I am nothing but thrilled and excited to get out there and live in the real world.
What is your favorite scent or smell and why?
Submitted by Nebraska Plates.
Fresh lilacs in May... they just smell amazing. And so hopeful for the coming season. And it's right around my birthday and the weather is usually nice and it's just a lovely time of year.
And I also like the way the scientist smells. He wears this cologne that smells crisp and clean and really sexy. I have no idea what it is. But it's nice :) I like.
Things are going well. I'm currently procrastinating. I was so driven to write this essay this morning, and then I got 'distracted' by the scientist in my bed, and then I lost all my motivation. I guess coaches are right when they encourage their players to abstain for the night before the big game.
Off I go to try to write some more paper!
My life is in the middle of academic chaos and I've met someone I can see myself being with and falling for. Oh my god stress.
I love it.
Details to follow!
I'm glad to be going home tomorrow. I miss it and the slow pace of my life while I'm there visiting. I'm plenty excited for Thanksgiving with my friends and family.
I'm glad to be going out tonight to see my friends and have a few beers. I love them. I need a break from stressing out about school. I feel like that's all I ever do lately: stress out. I need some huggage. I hope that somebody hugs me tonight. Hahaha what a random thought.

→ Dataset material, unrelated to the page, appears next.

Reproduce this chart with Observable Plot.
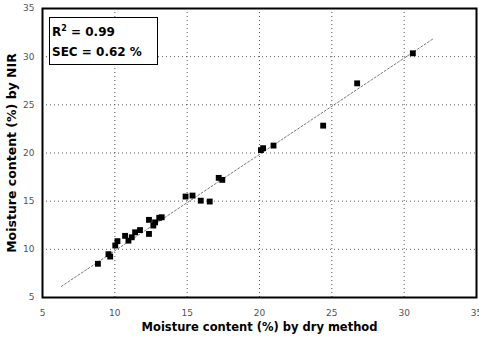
<!DOCTYPE html>
<html><head><meta charset="utf-8">
<script src="https://cdn.jsdelivr.net/npm/d3@7"></script>
<script src="https://cdn.jsdelivr.net/npm/@observablehq/plot@0.6"></script>
<style>
body{margin:0;background:#fff;}
#wrap{position:relative;width:479px;height:340px;}
#box{position:absolute;left:49px;top:17px;width:109px;height:48px;border:1.5px solid #000;background:#fff;
 font-family:"DejaVu Sans",sans-serif;font-size:12px;font-weight:bold;line-height:20px;padding-left:2px;box-sizing:border-box;padding-top:4px;}
#box sup{font-size:8px;line-height:0;}
</style></head>
<body><div id="wrap"><div id="box">R<sup>2</sup> = 0.99<br>SEC = 0.62 %</div></div>
<script>
const dryMethod = [8.83,9.56,9.68,10.03,10.18,10.71,10.94,11.17,11.4,11.74,12.36,12.36,12.66,12.78,13.07,13.24,14.89,15.37,15.94,16.56,17.18,17.43,20.1,20.25,20.97,24.4,26.75,30.6];
const nirValues = [8.5,9.5,9.25,10.4,10.85,11.4,10.9,11.25,11.77,12.0,13.06,11.6,12.47,12.8,13.27,13.33,15.48,15.58,15.05,14.96,17.42,17.21,20.3,20.5,20.77,22.84,27.23,30.35];
const fitX = [6.3, 32];
const fitY = [6.15, 31.85];
const ticks = [5,10,15,20,25,30,35];
const xTitle = "Moisture content (%) by dry method";
const yTitle = "Moisture content (%) by NIR";

const pts = dryMethod.map((d,i)=>({x:d,y:nirValues[i]}));
const fit = fitX.map((d,i)=>({x:d,y:fitY[i]}));

const chart = Plot.plot({
  width:479, height:340,
  marginLeft:42, marginRight:3, marginTop:8, marginBottom:43,
  style:{fontFamily:"DejaVu Sans, sans-serif", fontSize:"9px", color:"#555", background:"#fff"},
  x:{domain:[5,35], ticks, tickSize:0, tickPadding:12, label:null},
  y:{domain:[5,35], ticks, tickSize:0, tickPadding:8, label:null},
  marks:[
    Plot.gridX(ticks,{stroke:"#333", strokeOpacity:0.8, strokeDasharray:"1,3"}),
    Plot.gridY(ticks,{stroke:"#333", strokeOpacity:0.8, strokeDasharray:"1,3"}),
    Plot.line(fit,{x:"x",y:"y",stroke:"#555",strokeWidth:0.8,strokeDasharray:"2,2"}),
    Plot.dot(pts,{x:"x",y:"y",symbol:"square",r:3.3,fill:"#000",stroke:"none"}),
    Plot.frame({stroke:"#000",strokeWidth:2}),
    Plot.text([xTitle],{frameAnchor:"bottom",dy:33,text:d=>d,fontSize:11.5,fontWeight:"bold",fill:"#000"}),
    Plot.text([yTitle],{frameAnchor:"left",textAnchor:"middle",dx:-31,rotate:-90,text:d=>d,fontSize:12.5,fontWeight:"bold",fill:"#000"})
  ]
});
document.getElementById("wrap").prepend(chart);
chart.style.position="absolute";chart.style.left="0";chart.style.top="0";
</script></body></html>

I'm going crazy with all the tasks and responsibilities I have. Who said fourth year was going to be easy? It most certainly is the most challenging year I've faced here yet.
Good lord.
So yesterday started out as the worst day ever. It was the day I had a paper due and the day I lost my student card (while running for the bus, which I missed - so I walked to school -20mins- and when I handed my paper in I discovered I'd lost my card). And I'd have 0 time to go line up to buy a new one. AND I'd only had 8 hrs of sleep over 2 nights (plus a 12h shift yesterday for my clinical placement).
So, yeah I was grumpy.
THEN I lined up to buy a new card. Right when I got to the desk, the lady asked me for some ID so she could check if somebody had turned it in. This has never worked out well for me so I didn't bother hoping. As usual she got to the end of the pile and turned around to give me back my ID and let me fill out a form to buy a new student card.

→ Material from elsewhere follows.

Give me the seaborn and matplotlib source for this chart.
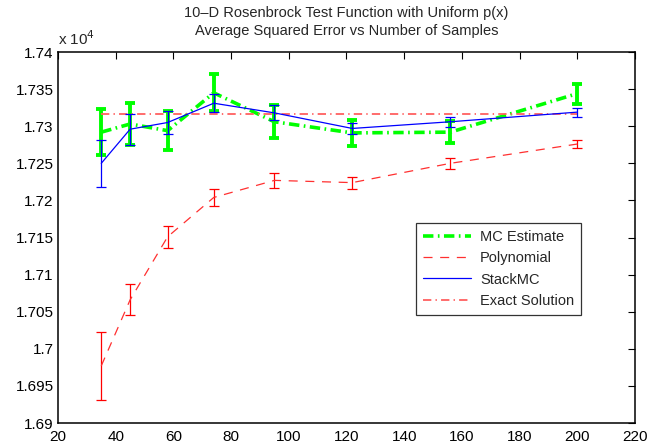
import matplotlib
matplotlib.use("Agg")
import matplotlib.pyplot as plt
import seaborn as sns
import pandas as pd
import numpy as np
from matplotlib.ticker import FuncFormatter, MultipleLocator

# ---- data ----
n_samples = [35, 45, 58, 74, 95, 122, 156, 200]

mc_mean = [17292, 17303, 17294, 17345, 17306, 17291, 17292, 17344]
mc_err = [31, 28, 26, 25, 22, 17, 15, 13.5]

poly_mean = [16977, 17066, 17151, 17204, 17227, 17224, 17250, 17276]
poly_err = [46, 21, 15, 12, 10.5, 8, 7, 6]

stack_mean = [17250, 17296, 17305, 17331, 17318, 17297, 17306, 17319]
stack_err = [32, 21, 15, 12, 10, 8, 7, 6]

exact_value = 17316.8

title_lines = ["10\u2013D Rosenbrock Test Function with Uniform p(x)",
               "Average Squared Error vs Number of Samples"]
legend_labels = ["MC Estimate", "Polynomial", "StackMC", "Exact Solution"]
x_ticks = list(range(20, 221, 20))
y_ticks = [16900, 16950, 17000, 17050, 17100, 17150, 17200, 17250, 17300, 17350, 17400]

# ---- style ----
sns.set_style("white")
plt.rcParams["font.family"] = ["Liberation Sans", "DejaVu Sans"]
plt.rcParams["lines.scale_dashes"] = False

fig = plt.figure(figsize=(6.65, 4.45), dpi=100)
ax = fig.add_axes([0.0872, 0.0494, 0.8677, 0.8337])

df_mc = pd.DataFrame({"n": n_samples, "v": mc_mean})
df_poly = pd.DataFrame({"n": n_samples, "v": poly_mean})
df_stack = pd.DataFrame({"n": n_samples, "v": stack_mean})
df_exact = pd.DataFrame({"n": [n_samples[0], n_samples[-1]],
                         "v": [exact_value, exact_value]})

green = "#00ff00"
red = "#ff0000"
blue = "#0000ff"

# MC estimate
ax.errorbar(n_samples, mc_mean, yerr=mc_err, fmt="none", ecolor=green,
            elinewidth=2.8, capsize=3.6, capthick=2.8, zorder=2)
sns.lineplot(data=df_mc, x="n", y="v", ax=ax, color=green, linewidth=2.6,
             label=legend_labels[0], zorder=2.1)
ax.lines[-1].set_dashes((7.5, 3.2, 1.2, 3.2))

# Polynomial
ax.errorbar(n_samples, poly_mean, yerr=poly_err, fmt="none", ecolor=red,
            elinewidth=0.9, capsize=3.4, capthick=0.9, zorder=3)
sns.lineplot(data=df_poly, x="n", y="v", ax=ax, color="#ff3030", linewidth=0.9,
             label=legend_labels[1], zorder=3.1)
ax.lines[-1].set_dashes((6.5, 5.5))

# StackMC
ax.errorbar(n_samples, stack_mean, yerr=stack_err, fmt="none", ecolor=blue,
            elinewidth=0.9, capsize=3.4, capthick=0.9, zorder=4)
sns.lineplot(data=df_stack, x="n", y="v", ax=ax, color=blue, linewidth=0.9,
             label=legend_labels[2], zorder=4.1)

# Exact solution
sns.lineplot(data=df_exact, x="n", y="v", ax=ax, color="#ff6060", linewidth=1.3,
             label=legend_labels[3], zorder=3.5)
ax.lines[-1].set_dashes((6.0, 3.0, 1.0, 3.0))

# ---- axes ----
ax.set_xlim(20, 220)
ax.set_ylim(16900, 17400)
ax.set_xticks(x_ticks)
ax.set_yticks(y_ticks)
ax.yaxis.set_major_formatter(FuncFormatter(lambda v, p: f"{v/1e4:g}"))
ax.set_xlabel("")
ax.set_ylabel("")
ax.tick_params(direction="in", length=5, width=0.8, top=True, right=True,
               labelsize=11, colors="black")
ax.tick_params(axis="x", pad=5)
ax.tick_params(axis="y", pad=3)
for s in ax.spines.values():
    s.set_visible(True)
    s.set_color("black")
    s.set_linewidth(1.1)

ax.text(0.0, 1.012, "x 10$^{4}$", transform=ax.transAxes, ha="left", va="bottom",
        fontsize=11)
ax.set_title("\n".join(title_lines), fontsize=10.5, pad=12.5, linespacing=1.3)

leg = ax.legend(loc="upper left", bbox_to_anchor=(0.62, 0.54), fontsize=10.5,
                handlelength=3.3, frameon=True, fancybox=False, borderpad=0.5,
                labelspacing=0.5, handletextpad=0.6, borderaxespad=0)
leg.get_frame().set_edgecolor("black")
leg.get_frame().set_linewidth(0.9)

fig.savefig("out.png", dpi=100)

But then! The lady next to her says "oh, I have to put this one in the pile of lost cards" and lo and behold! IT'S MY STUDENT CARD!!! It made my day. I'm telling you, I was thrilled and it actually turned my whole day around. After that, my 3.5h seminar class (during which I ran the seminar, yay) flew by, I coached a dragon boat practice that went really, really well (and spotted out some really great athletes that I hope stay with us for the year), and then I went on a date.

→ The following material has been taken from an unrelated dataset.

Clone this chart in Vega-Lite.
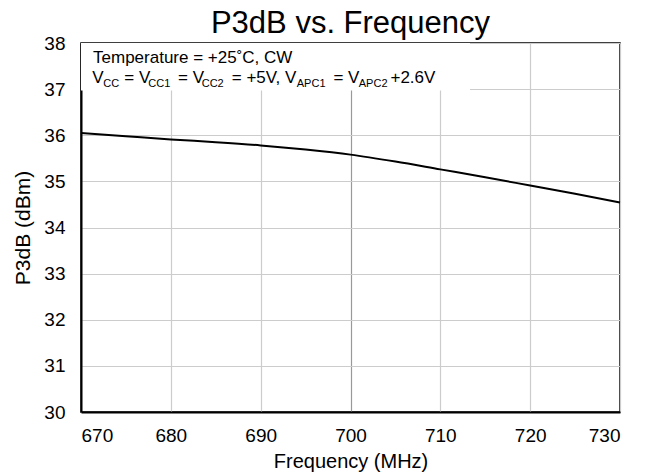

A date with a guy really, not a boy, who I've known for a bit. We started flirting back and forth in the summer... he used to paddle for my school. He graduated technically last year but is back for another year to do a thesis and some more courses.
I don't want to jinx it so I'm not going to write about my night. But I'll tell you one thing - I can't stop smiling. That's gotta be a good sign, right? :)
So all I can think about right now is how badly I don't want to be here. I'm studying for my last exam of third year... a course entitled "Canadian Public Policy".
I know nothing about politics and this is an introductory course. Oh yes, I'm doing all the course readings now.
Fantastic, I know.
Okay... going to go bury myself in the 3rd of about 6-7 units I am going to learn really well :(
I need to do relatively well on this exam too, but I'm in that depressed mode where I am just so sick of school and can't wait for it to freakin' end already.
Let's goooooooo!!! END! FINISH! PLEASE!!! Oh Lord I'm terrified of this exam.